Today at the Cannes Lions festival Radio jury president Tony Hertz decried the death of craft in the medium, while the Press jury pointed out the Grand Prix was awarded becuase of simplicity.

Hertz told the press gathered at the Radio conference: “More of marketing and communications has become a visual business, the new technologies are all screen based.  Everything is visual and you can see this in the number of entries.

MArk Tutssel

Hertz

“Radio has seven per cent off Cannes online entries. The fact is the whole marcomms business is concentrating on the visual and as a result of that there’s not a lot of teaching of radio skills, copywriters are expected to do it.

“Unlike the visual which people know and can mentor, with the retirement of people from the business young people now are not being taught radio and it kind of reflects in the work that we saw, as so much of it was not particularly well written, and that needs to be addressed.”

In the Press category former Saatchi & Saatchi Sydney ECD Damon Stapleton who sat on the jury said of the winner: “It sends a message out too the industry in terms of getting back to ideas. The simplicity of this work makes it iconic. This campaign stand out because of its simplicity and its an idea.”

Leo Burnett’s chief creative officer worldwide Mark Tutsell told Mumbrella in today’s hangout the industry was losing these “two dimensional” communications skills which had been bread and butter for so long.

“Two dimensional communication is still alive, it may be in a page in Facebook, in a magazine or on a poster, he said. “I don’t think we as a human race have lost that ability to read, but I think we as an industry have lost our ability to write and there is a deficiency particularly in writing.

“You don’t see many beautifully crafted beautifully written pieces any more. And if you think historically in the print category look no further than The Economist the late great David Abbott had the ability to use words so powerfully to connect people so powerfully in fresh new ways.

mark tutsell

Tutssel

“I think the craft that’s required not only in writing but in art direction, in photography, in illustration in the way we compose a piece of communication in the two dimensional format doesn’t have the focus it did when I grew up in the industry because everybody’s been drawn towards technology and this rush to use new world connective tissue they’ve forgotten the old skill crafts.

“But it’s still a craft and still a skill we need where that 2d piece appears, it can appear on any screen and on paper. we need to be able to tell stories in a very distilled clear way.”

However, he said he could see green shoots emerging in the industry which had been “seduced by technology” for the past few years.

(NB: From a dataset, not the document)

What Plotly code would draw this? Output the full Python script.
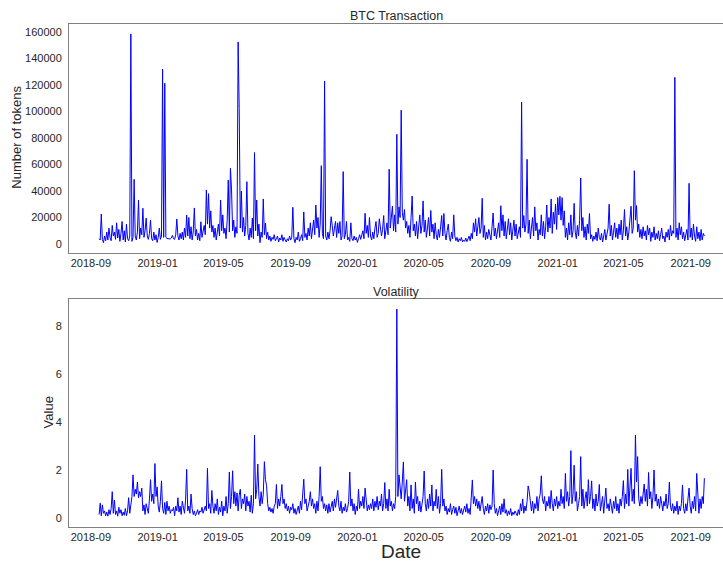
import pandas as pd
import plotly.graph_objects as go

# ---------------- data (2-day samples, 2018-09-16 .. 2021-09-26) ----------------
start_date = "2018-09-16"
n_points = 554

btc_tokens = [
    4000, 3000, 22600, 3500, 1000, 6000, 2500, 9000, 3000, 12000, 5000, 2500, 14000, 6000, 9000,
    3500, 16000, 4500, 11000, 2000, 8000, 17000, 3000, 10000, 1500, 15000, 4000, 2500, 6000, 158500,
    2000, 5000, 48800, 6000, 3000, 9000, 33200, 4000, 12000, 7000, 27000, 5000, 10000, 19600, 6000,
    3500, 8000, 18000, 4000, 2500, 9000, 3000, 7000, 1200, 5000, 12000, 3500, 6000, 132000, 5000,
    121300, 5000, 4200, 4000, 4300, 3800, 4500, 6500, 4000, 3500, 7000, 18900, 6000, 3000, 8000,
    4000, 9000, 3000, 12000, 5000, 21900, 6000, 20000, 4000, 13000, 3000, 9000, 27200, 6000, 11000,
    3000, 8000, 2500, 16800, 5000, 10000, 14000, 7000, 40800, 15000, 38000, 12000, 25000, 9000, 14000,
    5000, 12000, 3000, 9000, 15000, 6000, 33200, 10000, 22000, 8000, 12000, 4000, 18000, 48300, 9000,
    57100, 40800, 10000, 18000, 5000, 13000, 8000, 152500, 102400, 12000, 40000, 9000, 20000, 6000, 14000,
    47000, 8000, 3000, 12000, 5000, 19600, 4000, 69000, 10000, 33200, 6000, 15000, 1000, 9000, 5000,
    34000, 7000, 15800, 4000, 9000, 3000, 6000, 2000, 5000, 3500, 7000, 2500, 4000, 6000, 1500,
    4500, 3000, 7000, 2000, 5000, 3000, 1500, 4000, 2500, 6000, 3000, 5000, 27700, 4000, 1000,
    5000, 3000, 9000, 2000, 4000, 7000, 2500, 24200, 5000, 8000, 3000, 12000, 6000, 16000, 4000,
    10000, 18000, 7000, 29400, 12000, 20000, 5000, 15000, 59100, 8000, 4000, 123000, 6000, 3000, 9000,
    4000, 10000, 20600, 14000, 6000, 12000, 17000, 5000, 16000, 8000, 17000, 3000, 6000, 54600, 4000,
    7000, 17000, 3000, 5000, 2000, 16000, 4000, 2500, 6000, 3000, 5000, 1200, 4000, 7000, 3500,
    6000, 10000, 4000, 23200, 8000, 14000, 5000, 20000, 6000, 3000, 9000, 4000, 12000, 17000, 5000,
    8000, 19000, 14000, 6000, 11000, 21500, 4000, 9000, 16000, 7000, 56400, 12000, 20000, 28500, 10000,
    22000, 9000, 82800, 15000, 28000, 20000, 101000, 24000, 18000, 26000, 12000, 17000, 8000, 14000, 5000,
    20000, 36200, 10000, 15000, 6000, 17000, 4000, 12000, 22000, 8000, 14000, 32500, 9000, 18000, 5000,
    12000, 20000, 6000, 25300, 9000, 15000, 4000, 16000, 7000, 3000, 11000, 5000, 13000, 21500, 6000,
    23000, 8000, 3000, 10000, 15000, 5000, 2000, 9000, 4000, 22000, 6000, 2500, 5000, 1500, 4000,
    2500, 5000, 1500, 3000, 2000, 4500, 1800, 3500, 6000, 2500, 8000, 4000, 16000, 9000, 19000,
    6000, 15000, 20000, 8000, 12000, 34500, 5000, 14000, 3000, 9000, 4000, 11000, 7000, 3000, 13000,
    23400, 6000, 12000, 4000, 9000, 16000, 5000, 28900, 10000, 22000, 6000, 17000, 4000, 14000, 19000,
    7000, 16000, 3000, 12000, 18000, 6000, 15000, 4000, 10000, 13000, 5000, 107000, 12000, 21500, 9000,
    15000, 63900, 8000, 18000, 4000, 12000, 20000, 6000, 28000, 10000, 16000, 3000, 11000, 7000, 22000,
    6000, 17000, 4000, 13000, 29400, 9000, 20000, 12000, 34000, 8000, 24000, 15000, 30000, 11000, 35000,
    22000, 36000, 18000, 35000, 14000, 25000, 5000, 12000, 3000, 16000, 7000, 22000, 5000, 10000, 30700,
    9000, 4000, 14000, 6000, 18000, 49800, 10000, 20000, 5000, 13000, 3000, 15000, 8000, 23000, 4000,
    7000, 2000, 6000, 3500, 9000, 2500, 12000, 5000, 3000, 8000, 1500, 6000, 11000, 3000, 7000,
    12000, 30000, 6000, 14000, 3000, 9000, 16000, 5000, 12000, 4000, 15000, 7000, 18000, 3000, 10000,
    26000, 6000, 13000, 3000, 9000, 17000, 28500, 8000, 12000, 55300, 18000, 29000, 9000, 15000, 5000,
    11000, 4000, 13000, 6000, 10000, 3000, 14000, 7000, 12000, 2000, 9000, 5000, 13000, 3000, 8000,
    4000, 10000, 2500, 7000, 12000, 4000, 6000, 1500, 9000, 5000, 11000, 3000, 14000, 6000, 10000,
    8000, 125800, 5000, 12000, 3000, 16000, 7000, 13000, 4000, 9000, 2500, 6000, 11000, 3000, 45800,
    5000, 12000, 3000, 15000, 6000, 2000, 13000, 4000, 9000, 2500, 11000, 3000, 8000, 6000,
]

volatility = [
    0.15, 0.62, 0.1, 0.55, 0.2, 0.3, 0.1, 0.25, 0.08, 0.35, 0.15, 0.4, 1.1, 0.2, 0.75,
    0.15, 0.3, 0.08, 0.45, 0.2, 0.35, 0.1, 0.25, 0.12, 0.4, 0.1, 0.3, 0.85, 0.2, 0.6,
    0.9, 1.8, 0.9, 1.2, 1.0, 1.5, 0.85, 1.1, 0.9, 1.25, 0.3, 0.55, 0.15, 0.6, 0.35,
    0.2, 0.8, 1.6, 0.7, 1.0, 0.6, 2.27, 0.9, 1.3, 0.5, 0.25, 0.7, 1.55, 0.4, 0.2,
    0.65, 0.15, 0.7, 0.3, 0.5, 0.2, 0.35, 0.3, 0.45, 0.1, 0.5, 0.3, 0.85, 0.25, 0.5,
    0.15, 0.7, 0.4, 0.2, 0.75, 2.03, 0.3, 0.5, 0.2, 1.0, 0.4, 0.15, 0.3, 0.1, 0.2,
    0.35, 0.15, 0.3, 0.25, 0.45, 0.2, 0.35, 0.5, 0.3, 2.07, 0.4, 0.6, 0.2, 1.15, 0.5,
    0.2, 0.6, 0.3, 0.8, 0.15, 0.45, 0.25, 0.7, 0.1, 0.5, 0.3, 0.9, 0.2, 0.6, 1.92,
    0.4, 0.9, 1.97, 0.6, 1.1, 0.5, 1.05, 0.3, 0.95, 1.2, 0.4, 0.8, 0.6, 1.0, 0.3,
    0.9, 0.5, 0.7, 0.25, 0.95, 0.2, 0.6, 3.46, 0.8, 1.2, 2.25, 0.9, 0.5, 1.1, 0.6,
    1.0, 2.35, 1.6, 1.35, 0.6, 0.3, 0.45, 0.25, 0.4, 0.2, 0.5, 0.6, 1.4, 0.4, 0.8,
    0.5, 0.9, 1.4, 0.6, 0.8, 0.4, 0.6, 0.3, 0.5, 0.2, 0.45, 0.35, 0.6, 0.2, 0.4,
    0.15, 0.3, 0.5, 0.2, 0.7, 0.35, 0.9, 1.62, 0.6, 0.8, 0.3, 0.5, 0.7, 1.1, 0.5,
    0.8, 0.4, 0.6, 0.2, 0.7, 0.3, 0.9, 2.14, 0.7, 0.9, 0.4, 0.6, 0.3, 0.55, 0.2,
    0.6, 0.25, 0.5, 0.7, 0.3, 0.8, 0.45, 0.9, 1.15, 0.5, 0.3, 0.7, 0.2, 0.45, 0.3,
    0.6, 0.25, 0.4, 0.7, 1.92, 0.5, 0.8, 0.3, 0.6, 0.15, 0.5, 0.3, 1.2, 0.4, 0.7,
    0.5, 0.9, 0.4, 1.25, 0.6, 0.3, 0.55, 0.35, 0.6, 0.4, 0.8, 0.3, 0.7, 0.45, 0.9,
    0.35, 0.7, 0.5, 1.0, 0.3, 0.6, 1.48, 0.4, 0.8, 0.3, 1.2, 0.5, 0.7, 0.3, 0.6,
    0.4, 0.9, 8.7, 0.9, 1.8, 1.2, 0.8, 1.5, 2.34, 0.7, 1.1, 1.6, 0.5, 0.9, 0.3,
    1.38, 0.4, 0.8, 0.2, 1.5, 0.6, 0.9, 0.3, 0.7, 0.25, 0.5, 0.9, 1.96, 0.6, 0.3,
    0.8, 0.4, 1.0, 0.5, 1.38, 0.3, 0.7, 0.5, 1.2, 0.4, 0.9, 0.2, 0.6, 2.03, 0.5,
    0.8, 0.3, 0.5, 0.15, 0.4, 0.25, 0.6, 0.15, 0.35, 0.5, 0.2, 0.45, 0.1, 0.3, 0.5,
    0.2, 0.4, 0.15, 0.3, 0.5, 0.25, 0.6, 0.2, 0.4, 0.15, 0.7, 1.59, 0.6, 0.9, 0.5,
    0.8, 0.4, 0.7, 0.3, 0.6, 0.9, 0.4, 0.15, 0.5, 0.3, 0.6, 0.2, 0.55, 0.35, 0.5,
    2.0, 0.6, 0.2, 0.4, 0.1, 0.3, 0.5, 0.15, 0.6, 0.25, 0.8, 0.2, 0.35, 0.1, 0.3,
    0.15, 0.4, 0.1, 0.25, 0.15, 0.3, 0.2, 0.1, 0.35, 0.15, 0.6, 0.3, 0.8, 0.2, 0.5,
    0.3, 0.7, 1.34, 1.1, 0.5, 0.3, 0.7, 0.2, 0.6, 0.4, 0.9, 0.3, 0.8, 1.0, 1.76,
    0.8, 0.6, 0.9, 0.3, 0.7, 0.5, 0.9, 0.4, 1.15, 0.6, 0.3, 0.8, 0.5, 0.9, 0.4,
    0.7, 0.5, 1.2, 0.6, 0.9, 0.4, 1.86, 0.7, 1.1, 0.5, 0.9, 2.81, 0.6, 1.0, 2.2,
    0.7, 1.1, 0.3, 0.6, 0.9, 2.56, 0.5, 1.2, 0.4, 0.8, 1.1, 0.5, 1.6, 0.6, 0.9,
    1.55, 0.4, 0.8, 0.3, 1.0, 0.5, 0.7, 1.4, 0.3, 0.6, 0.9, 0.2, 0.7, 1.25, 0.4,
    0.6, 0.3, 0.8, 0.5, 0.2, 0.7, 0.4, 0.9, 0.3, 0.6, 0.2, 0.8, 0.5, 0.9, 1.56,
    0.4, 1.0, 0.6, 2.03, 0.5, 1.1, 2.07, 0.7, 1.2, 0.6, 3.46, 1.5, 2.56, 0.8, 0.5,
    0.9, 0.6, 1.0, 1.42, 0.7, 1.2, 0.5, 1.9, 0.8, 1.1, 0.4, 0.9, 2.0, 0.7, 1.0,
    0.5, 0.8, 0.4, 0.9, 0.6, 0.3, 0.7, 0.5, 1.0, 0.4, 0.6, 1.5, 0.5, 0.3, 0.6,
    0.2, 0.5, 0.3, 0.7, 0.15, 0.5, 0.3, 0.6, 1.38, 0.4, 0.2, 0.6, 0.3, 0.8, 1.25,
    0.5, 0.2, 0.7, 0.4, 0.9, 0.3, 1.86, 0.6, 0.2, 0.8, 0.4, 0.9, 0.6, 1.66,
]

tick_dates = ["2018-09-01", "2019-01-01", "2019-05-01", "2019-09-01", "2020-01-01",
              "2020-05-01", "2020-09-01", "2021-01-01", "2021-05-01", "2021-09-01"]
tick_labels = ["2018-09", "2019-01", "2019-05", "2019-09", "2020-01",
               "2020-05", "2020-09", "2021-01", "2021-05", "2021-09"]
btc_ticks = [0, 20000, 40000, 60000, 80000, 100000, 120000, 140000, 160000]
vol_ticks = [0, 2, 4, 6, 8]

dates = pd.date_range(start_date, periods=n_points, freq="2D")

# ---------------- figure ----------------
FONT = "Liberation Sans, Arial, sans-serif"
TXT = "#262626"
SPINE = "#808080"
LINE = "#0000ff"

fig = go.Figure()
fig.add_trace(go.Scatter(x=dates, y=btc_tokens, mode="lines",
                         line=dict(color=LINE, width=1), xaxis="x", yaxis="y",
                         showlegend=False))
fig.add_trace(go.Scatter(x=dates, y=volatility, mode="lines",
                         line=dict(color=LINE, width=1), xaxis="x2", yaxis="y2",
                         showlegend=False))

xcommon = dict(type="date", range=["2018-07-23", "2021-10-30"],
               tickvals=tick_dates, ticktext=tick_labels,
               showgrid=False, zeroline=False, showline=True, mirror=True,
               linecolor=SPINE, linewidth=1, ticks="", automargin=False,
               tickfont=dict(family=FONT, size=11, color=TXT))
ycommon = dict(showgrid=False, zeroline=False, showline=True, mirror=True,
               linecolor=SPINE, linewidth=1, ticks="", ticklabelstandoff=4,
               automargin=False,
               tickfont=dict(family=FONT, size=11, color=TXT))

# plot area: 24 px from top, 35 px from bottom -> 503 px tall
fig.update_layout(
    width=723, height=562,
    margin=dict(l=69, r=0, t=24, b=35),
    paper_bgcolor="white", plot_bgcolor="white",
    xaxis=dict(domain=[0, 1], anchor="y", **xcommon),
    yaxis=dict(domain=[0.5447, 1], anchor="x", range=[-6800, 166000],
               tickvals=btc_ticks, tickformat="d", **ycommon),
    xaxis2=dict(domain=[0, 0.4533][0:0] or [0, 1], anchor="y2", **xcommon),
    yaxis2=dict(domain=[0, 0.4533], anchor="x2", range=[-0.37, 9.12],
                tickvals=vol_ticks, **ycommon),
    annotations=[
        dict(text="BTC Transaction", x=0.5, y=1.016, xref="paper", yref="paper",
             xanchor="center", yanchor="middle", showarrow=False,
             font=dict(family=FONT, size=12.5, color=TXT)),
        dict(text="Volatility", x=0.5, y=0.467, xref="paper", yref="paper",
             xanchor="center", yanchor="middle", showarrow=False,
             font=dict(family=FONT, size=12.5, color=TXT)),
        dict(text="Number of tokens", x=-0.0795, y=0.774, xref="paper", yref="paper",
             xanchor="center", yanchor="middle", textangle=-90, showarrow=False,
             font=dict(family=FONT, size=13, color=TXT)),
        dict(text="Value", x=-0.032, y=0.228, xref="paper", yref="paper",
             xanchor="center", yanchor="middle", textangle=-90, showarrow=False,
             font=dict(family=FONT, size=13, color=TXT)),
        dict(text="Date", x=0.508, y=-0.0497, xref="paper", yref="paper",
             xanchor="center", yanchor="middle", showarrow=False,
             font=dict(family=FONT, size=19, color=TXT)),
    ],
)

fig.write_html("out.html",
               config={"displayModeBar": False},
               post_script="document.body.style.margin='0px';"
                           "document.body.style.overflow='hidden';")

Tutssel added: “It’s not a case of teaching old skills and old styles, its words and pictures. It’s like the debate we’e had for the last couple of years stupidly about the death of television we as a human race have this incredible affection for film. We stopped calling it television once we moved into the screen age, but its still a film.

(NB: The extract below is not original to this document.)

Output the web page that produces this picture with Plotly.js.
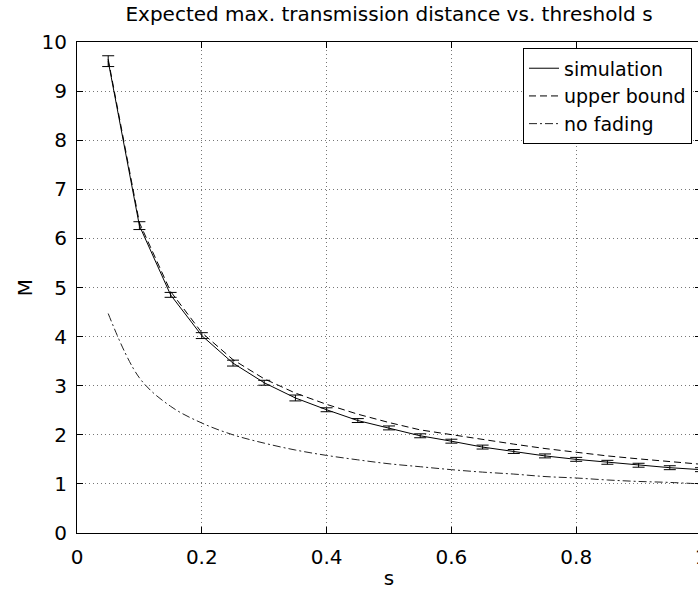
<!DOCTYPE html>
<html>
<head>
<meta charset="utf-8">
<script src="https://cdn.plot.ly/plotly-3.0.1.min.js"></script>
<style>
html,body{margin:0;padding:0;overflow:hidden;background:#fff;}
#chart{width:701px;height:590px;}
</style>
</head>
<body>
<div id="chart"></div>
<script>
// Threshold s values
const sValues = [0.05,0.10,0.15,0.20,0.25,0.30,0.35,0.40,0.45,0.50,0.55,0.60,0.65,0.70,0.75,0.80,0.85,0.90,0.95,1.00];
// Simulation mean M and error half-widths
const simulation = [9.61,6.26,4.85,4.02,3.46,3.06,2.75,2.51,2.29,2.14,1.98,1.87,1.75,1.66,1.57,1.50,1.44,1.38,1.33,1.29];
const simError = [0.11,0.08,0.05,0.06,0.06,0.05,0.06,0.04,0.04,0.04,0.04,0.04,0.04,0.04,0.04,0.04,0.04,0.04,0.04,0.04];
// Upper bound
const upperBound = [9.65,6.32,4.92,4.08,3.53,3.14,2.85,2.62,2.42,2.25,2.10,2.00,1.90,1.81,1.72,1.64,1.57,1.51,1.45,1.40];
// No fading
const noFading = [4.47,3.16,2.58,2.24,2.00,1.83,1.69,1.58,1.49,1.41,1.35,1.29,1.24,1.20,1.15,1.12,1.08,1.05,1.03,1.00];

const xTickVals = [0,0.2,0.4,0.6,0.8,1];
const xTickText = ["0","0.2","0.4","0.6","0.8","1"];
const yTickVals = [0,1,2,3,4,5,6,7,8,9,10];
const yTickText = ["0","1","2","3","4","5","6","7","8","9","10"];

const FONT = "DejaVu Sans, Liberation Sans, Arial, sans-serif";
const FS = 20;

const traces = [
  {
    x: sValues, y: simulation, type: 'scatter', mode: 'lines', name: 'simulation',
    line: {color: '#000', width: 1},
    error_y: {type: 'data', array: simError, visible: true, color: '#000', thickness: 1, width: 6}
  },
  {
    x: sValues, y: upperBound, type: 'scatter', mode: 'lines', name: 'upper bound',
    line: {color: '#000', width: 1, dash: '7px,4px'}
  },
  {
    x: sValues, y: noFading, type: 'scatter', mode: 'lines', name: 'no fading',
    line: {color: '#222', width: 1, dash: '8px,3px,2px,3px', shape: 'spline', smoothing: 1}
  }
];

const axisCommon = {
  showline: true, linecolor: '#000', linewidth: 1, mirror: 'ticks',
  ticks: 'inside', ticklen: 6, tickwidth: 1, tickcolor: '#000',
  showgrid: true, gridcolor: '#777', gridwidth: 1, griddash: '1px,3px',
  zeroline: false, ticklabeloverflow: 'allow',
  tickfont: {family: FONT, size: FS, color: '#000'}
};

const layout = {
  width: 701, height: 590,
  margin: {l: 77, r: 0, t: 42, b: 57, pad: 0},
  paper_bgcolor: '#fff', plot_bgcolor: '#fff',
  font: {family: FONT, size: FS, color: '#000'},
  title: {text: 'Expected max. transmission distance vs. threshold s',
          font: {family: FONT, size: FS, color: '#000'},
          xref: 'paper', x: 0.5, xanchor: 'center',
          yref: 'container', y: 1 - 14/590, yanchor: 'middle'},
  xaxis: Object.assign({}, axisCommon, {
    range: [0, 1], tickvals: xTickVals, ticktext: xTickText,
    ticklabelstandoff: 6,
    title: {text: 's', font: {family: FONT, size: FS, color: '#000'}, standoff: 2}
  }),
  yaxis: Object.assign({}, axisCommon, {
    range: [0, 10], tickvals: yTickVals, ticktext: yTickText,
    ticklabelstandoff: 5,
    title: {text: 'M', font: {family: FONT, size: FS, color: '#000'}, standoff: 3}
  }),
  showlegend: true,
  legend: {
    x: 0.9856, y: 0.987, xanchor: 'right', yanchor: 'top',
    bgcolor: '#fff', bordercolor: '#000', borderwidth: 1,
    font: {family: FONT, size: 19, color: '#000'},
    tracegroupgap: 0
  }
};

Plotly.newPlot('chart', traces, layout, {displayModeBar: false, staticPlot: true});
</script>
</body>
</html>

“Magazines and newspapers are still part of the communications landscape, and it’s important we use that channel while it still lives to the best of our ability.”

He pointed to the need for renewed rounds of training for younger people entering the industry to harness the skills being lost.

“Training is important, composition words and pictures working together, be it  for film, outdoor or print,” he added.

“The quality of the writing I think is changing and we need the writers and wordsmiths who have the ability to create that amazing narrative in fresh new ways, and I think that’s slowly coming back after the last three years of being seduced and sucker punched by technology, it’s just the facilitator.”